First Flight in Six Years Takes Off from Yemen's Sana’a Airport


First Flight in Six Years Takes Off from Yemen's Sana’a Airport

TEHRAN (Tasnim) – Yemen's first commercial flight in six years, which took off on Monday morning to the Jordanian capital Amman, carried 126 passengers including those seeking medical treatment.

Forty-three days have passed since the humanitarian truce entered into effect in Yemen, yet, the operation of the first commercial flight from Sana'a airport is announced on Monday, as the US-backed Saudi-led coalition continued to obstruct the opening of the Sana'a Airport.

The time that arouses optimism for some was a time of death for patients who were killed by waiting.

On Sunday evening, Yemeni Minister of Transport Abdulwahab Al-Durra said that the first commercial flight from Sana'a International Airport will go to Jordan, with a return trip on the same day, via Yemeni Airlines.
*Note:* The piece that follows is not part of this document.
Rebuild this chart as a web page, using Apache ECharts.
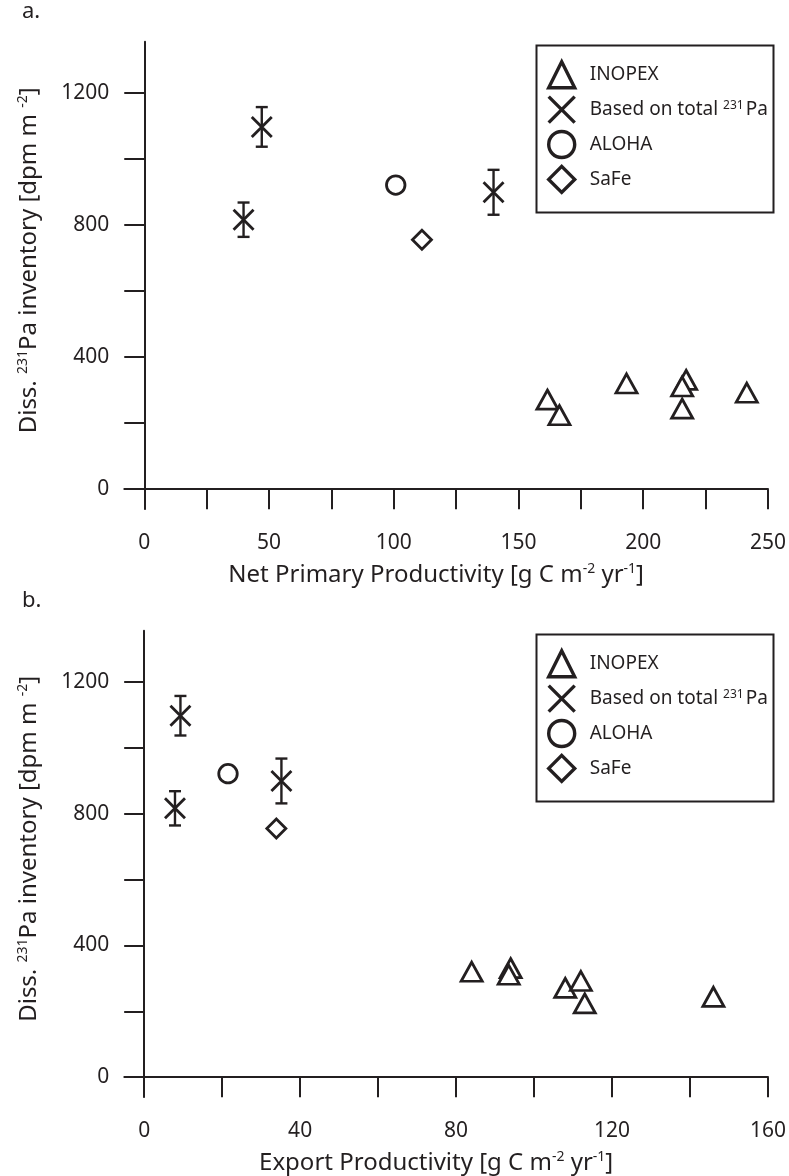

Earlier, the plane had arrived in Sana'a from the southern port city of Aden to pick up the passengers. On touchdown, it was welcomed by a ceremonial "water salute," according to a video posted online by the national carrier.
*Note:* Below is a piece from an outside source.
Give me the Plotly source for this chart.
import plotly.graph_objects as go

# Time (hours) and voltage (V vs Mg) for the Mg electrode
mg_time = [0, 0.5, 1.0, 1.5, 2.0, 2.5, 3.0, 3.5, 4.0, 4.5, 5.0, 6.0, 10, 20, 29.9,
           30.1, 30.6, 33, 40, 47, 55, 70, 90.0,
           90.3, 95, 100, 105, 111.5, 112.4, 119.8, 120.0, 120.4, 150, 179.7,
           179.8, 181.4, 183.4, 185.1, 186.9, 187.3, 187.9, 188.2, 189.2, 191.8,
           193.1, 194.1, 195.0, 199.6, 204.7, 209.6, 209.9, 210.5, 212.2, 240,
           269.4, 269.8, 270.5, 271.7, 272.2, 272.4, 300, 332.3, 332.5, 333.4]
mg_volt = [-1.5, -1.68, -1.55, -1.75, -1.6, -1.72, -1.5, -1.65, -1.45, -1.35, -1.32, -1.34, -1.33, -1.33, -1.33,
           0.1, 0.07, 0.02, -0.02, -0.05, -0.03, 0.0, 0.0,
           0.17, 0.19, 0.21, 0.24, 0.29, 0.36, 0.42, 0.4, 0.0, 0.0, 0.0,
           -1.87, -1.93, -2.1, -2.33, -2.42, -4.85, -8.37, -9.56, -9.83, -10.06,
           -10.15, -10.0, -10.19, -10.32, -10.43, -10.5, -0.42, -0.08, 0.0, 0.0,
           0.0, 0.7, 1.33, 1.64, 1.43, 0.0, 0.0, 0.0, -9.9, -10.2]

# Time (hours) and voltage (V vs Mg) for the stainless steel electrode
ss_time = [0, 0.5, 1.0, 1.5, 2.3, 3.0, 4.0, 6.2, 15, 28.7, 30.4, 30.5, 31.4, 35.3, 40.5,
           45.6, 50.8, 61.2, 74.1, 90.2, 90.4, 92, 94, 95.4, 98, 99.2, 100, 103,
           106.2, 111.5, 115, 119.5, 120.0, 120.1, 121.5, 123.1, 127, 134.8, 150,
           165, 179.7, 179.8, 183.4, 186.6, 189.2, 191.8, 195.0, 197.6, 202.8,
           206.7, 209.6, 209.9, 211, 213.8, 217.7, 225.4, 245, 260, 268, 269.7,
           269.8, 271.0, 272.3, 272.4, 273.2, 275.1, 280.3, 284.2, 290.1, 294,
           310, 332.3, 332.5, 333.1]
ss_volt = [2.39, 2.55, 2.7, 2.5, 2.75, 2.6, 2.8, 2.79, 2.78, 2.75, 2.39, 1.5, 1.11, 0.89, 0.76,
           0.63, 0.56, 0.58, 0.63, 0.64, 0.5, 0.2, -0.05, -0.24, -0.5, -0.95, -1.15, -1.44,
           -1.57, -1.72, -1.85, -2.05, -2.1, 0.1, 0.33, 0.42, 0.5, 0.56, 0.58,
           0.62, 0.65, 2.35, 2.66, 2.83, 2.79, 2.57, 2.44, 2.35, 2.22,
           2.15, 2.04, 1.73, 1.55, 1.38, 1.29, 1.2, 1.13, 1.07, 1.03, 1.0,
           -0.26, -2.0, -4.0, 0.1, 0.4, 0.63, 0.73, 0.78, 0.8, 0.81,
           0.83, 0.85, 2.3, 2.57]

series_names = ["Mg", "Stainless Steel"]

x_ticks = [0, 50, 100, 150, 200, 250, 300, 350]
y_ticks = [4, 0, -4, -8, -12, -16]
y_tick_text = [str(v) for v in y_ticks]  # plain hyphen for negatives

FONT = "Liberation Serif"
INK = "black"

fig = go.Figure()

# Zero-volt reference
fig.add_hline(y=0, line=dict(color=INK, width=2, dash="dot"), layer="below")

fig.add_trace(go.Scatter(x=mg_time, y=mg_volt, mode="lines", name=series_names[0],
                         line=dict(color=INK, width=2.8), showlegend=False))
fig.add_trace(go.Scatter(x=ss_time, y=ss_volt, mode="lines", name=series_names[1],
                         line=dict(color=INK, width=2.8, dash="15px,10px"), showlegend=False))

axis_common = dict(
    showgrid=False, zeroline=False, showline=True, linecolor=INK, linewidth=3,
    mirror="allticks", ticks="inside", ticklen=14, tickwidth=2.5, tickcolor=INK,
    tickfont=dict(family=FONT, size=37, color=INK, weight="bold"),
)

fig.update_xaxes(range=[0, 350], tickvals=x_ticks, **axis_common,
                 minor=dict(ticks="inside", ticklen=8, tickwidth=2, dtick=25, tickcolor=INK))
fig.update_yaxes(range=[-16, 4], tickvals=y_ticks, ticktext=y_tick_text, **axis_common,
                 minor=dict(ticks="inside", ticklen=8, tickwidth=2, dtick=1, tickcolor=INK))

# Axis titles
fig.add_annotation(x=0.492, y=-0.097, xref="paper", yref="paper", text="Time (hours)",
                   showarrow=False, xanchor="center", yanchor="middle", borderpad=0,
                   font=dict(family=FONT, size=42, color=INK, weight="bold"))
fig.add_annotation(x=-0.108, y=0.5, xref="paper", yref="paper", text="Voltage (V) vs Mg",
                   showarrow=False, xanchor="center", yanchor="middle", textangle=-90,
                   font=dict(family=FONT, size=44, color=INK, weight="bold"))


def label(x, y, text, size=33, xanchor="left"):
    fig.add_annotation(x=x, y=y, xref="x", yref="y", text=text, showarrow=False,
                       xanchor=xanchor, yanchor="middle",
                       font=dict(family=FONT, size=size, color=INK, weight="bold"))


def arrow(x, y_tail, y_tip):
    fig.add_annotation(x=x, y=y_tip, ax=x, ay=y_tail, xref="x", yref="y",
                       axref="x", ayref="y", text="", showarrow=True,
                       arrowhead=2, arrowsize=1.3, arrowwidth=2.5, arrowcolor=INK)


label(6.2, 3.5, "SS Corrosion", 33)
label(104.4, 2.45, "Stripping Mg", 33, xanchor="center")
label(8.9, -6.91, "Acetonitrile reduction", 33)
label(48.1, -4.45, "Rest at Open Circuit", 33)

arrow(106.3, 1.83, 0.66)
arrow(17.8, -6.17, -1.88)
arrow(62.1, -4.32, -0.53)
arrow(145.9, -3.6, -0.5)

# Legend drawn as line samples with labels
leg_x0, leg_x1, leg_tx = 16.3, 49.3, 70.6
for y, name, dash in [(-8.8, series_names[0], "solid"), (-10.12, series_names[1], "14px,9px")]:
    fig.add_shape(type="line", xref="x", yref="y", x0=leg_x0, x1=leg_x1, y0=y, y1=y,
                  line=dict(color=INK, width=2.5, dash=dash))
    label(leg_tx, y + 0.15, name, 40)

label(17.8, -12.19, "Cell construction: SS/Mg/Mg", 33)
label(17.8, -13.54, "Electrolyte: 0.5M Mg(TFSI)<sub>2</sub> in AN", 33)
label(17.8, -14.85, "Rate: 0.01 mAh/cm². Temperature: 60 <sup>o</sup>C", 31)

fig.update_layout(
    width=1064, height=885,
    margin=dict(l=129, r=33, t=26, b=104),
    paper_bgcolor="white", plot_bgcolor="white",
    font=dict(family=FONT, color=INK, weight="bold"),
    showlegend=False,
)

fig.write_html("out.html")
The flight is part of the UN-brokered, 60-day truce agreement that was struck last month.

The truce which went into effect on April 2, calls for two commercial flights a week to and from Sana'a to Jordan and Egypt, as blockade of Yemen continued by the Saudi-led coalition.

The closure of the airport has inflicted major economic and humanitarian damage — thousands of people had lost their jobs as businesses providing services closed down or suffered heavy losses.

Before the blockade, the airport had an estimated of 6,000 passengers a day, and more than 2 million passengers every year, according to the Norwegian Refugee Council, an international charity working in Yemen.

The flight was initially due to take off on April 2 but it was delayed by the Saudi-led coalition.

Along with the flights, the truce also included allowing 18 vessels carrying fuel into the Red Sea port of Hudaydah over a two-month period.

The cease-fire came amid concerted international and regional efforts to find a settlement to the conflict that has devastated the Arab world's poorest country and pushed it to the brink of famine.

The opening of Sana'a International Airport is a humanitarian need to save the lives of millions of sick and trapped Yemenis outside of Yemen, as well as to alleviate the pain that citizens face when traveling through seized governorates' airports.

The airport is a crucial artery for visitors and humanitarian relief aircraft because it is located in the heart of Yemen's majority-populated governorates, serving more than 80% of the country's population.

Observers say that the continuous shutdown of Sana'a Airport has turned Yemen into a gigantic jail, resulting in a human tragedy that defies description. It resulted in a near-complete halt to commercial imports such as medications, medical supplies, and equipment entering the nation, particularly given the persistent restrictions imposed on the port of Hudaydah. This resulted in a doubling of drug prices, which most Yemenis can no longer afford, contributing to the health system's deterioration.

Saudi Arabia launched the devastating war on Yemen in March 2015 in collaboration with a number of its allies and with arms and logistics support from the US and several Western states. The objective was to bring back to power a Riyadh-friendly regime and crush the popular Ansarullah resistance movement, which has been running state affairs in the absence of an effective government in Yemen.

Shortly after the onset of the war, the regime in Riyadh also triggered a tight blockade on Yemen, where the population is in dire need of basic supplies such as food and medicine.

The Saudi-led war has stopped well short of all of its goals, despite killing hundreds of thousands of Yemenis and turning the entire country into the scene of the world’s worst humanitarian crisis.